Add this to the increasing marginalization of radical anti-Muslim views: A Catholic diocese in Massachusetts today rescinded its invitation to Robert Spencer, a prominent anti-Muslim writer and activist, to speak about Islam at an upcoming conference.
“Although the intention of the conference organizers was to have a presenter on Islam from a Catholic’s perspective, we are asking Robert Spencer to not come to the Worcester Catholic Men’s Conference, given that his presence is being seen as harmful to Catholic–Islamic relations both locally and nationally,” diocesan spokesman Raymond Delisle said in a statement to the Boston Globe.
Spencer had been invited to speak at the March conference, organized by the church in Worcester, sparking outrage from local Muslim groups. After an outcry, the diocese rescinded the invitation.
Spencer, whom the Anti-Defamation League’s Center on Extremism has called “the godfather of the anti-Muslim movement in this country,” has made a career out of writing books and giving lectures on the dangers of Islam. He, along with close collaborator Pam Geller, helped lead the opposition to the Park51 Islamic community center in Manhattan and has been behind dozens of other controversies. More darkly, Norwegian anti-Muslim mass shooter Anders Breivik cited Spencer’s writings 50 times, though Spencer has called the shooter “insane” and refuted any association.
The response from Spencer and Geller was predictable: Blame the media. Writing at FrontPage, Spencer claimed that he was “informed” that the Boston Globe’s reporter, Lisa Wangsness, “instigated the entire controversy” and that she “asked [Muslim groups] to call the diocese and demand the cancellation.” Spencer published his entire, lengthy email exchange with Wangsness, including her phone number and email address, along with a correspondence with Wangsness’ editor. They declined to comment in an email to Salon.
Geller picked up the same line of attack, writing, today, “I am surprised that Lisa Wangsness didn't shout allahu akbar at her attack and victory over the free exchange of ideas.”

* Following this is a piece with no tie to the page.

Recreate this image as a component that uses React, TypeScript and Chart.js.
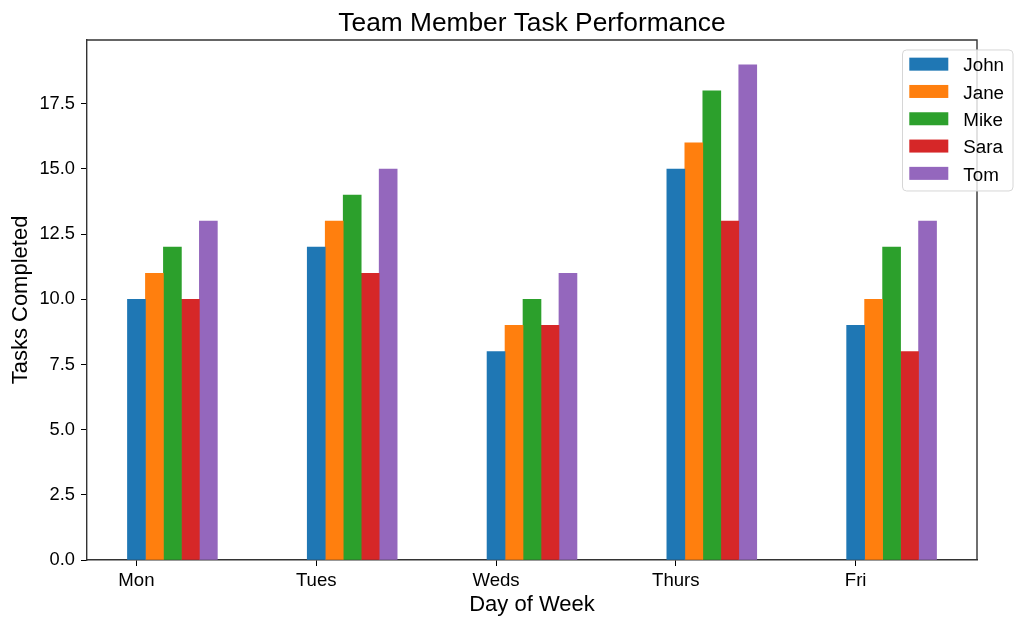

This is typical for a group of people who want the First Amendment to work only in their favor. They cry foul any time anyone writes something critical of their work, condemning the supposed infringement on their freedom of speech, yet they turn around and try to bully critical voices in far more aggressive ways than any action directed at them.
Any journalists or public advocates who cross them are bound to have their emails published and a string of ad hominem attacks thrown their way in a manner than can only be intended to intimidate. This effectively silences many critics, who may feel it’s not worth incurring the hate to write about Geller or Spencer. Of this reporter, for instance, Geller once said it was “only a matter of time before he is getting measured for a suicide vest.” She called a Jewish group in Chicago that spoke out against her anti-Muslim bus and subway ads “Judenrat,” as in Jews who collaborated with Nazis.
That’s fine and they have the right to call anyone whatever they want, just as the diocese is free to rescind its invitation to Spencer and the Muslim groups are free to criticize it and the Globe is free to write about it, but you can’t have it both ways. It seems Spencer and Geller are not interested in “the free exchange of ideas,” as Geller said, but rather licence to express themselves with impunity and without criticism.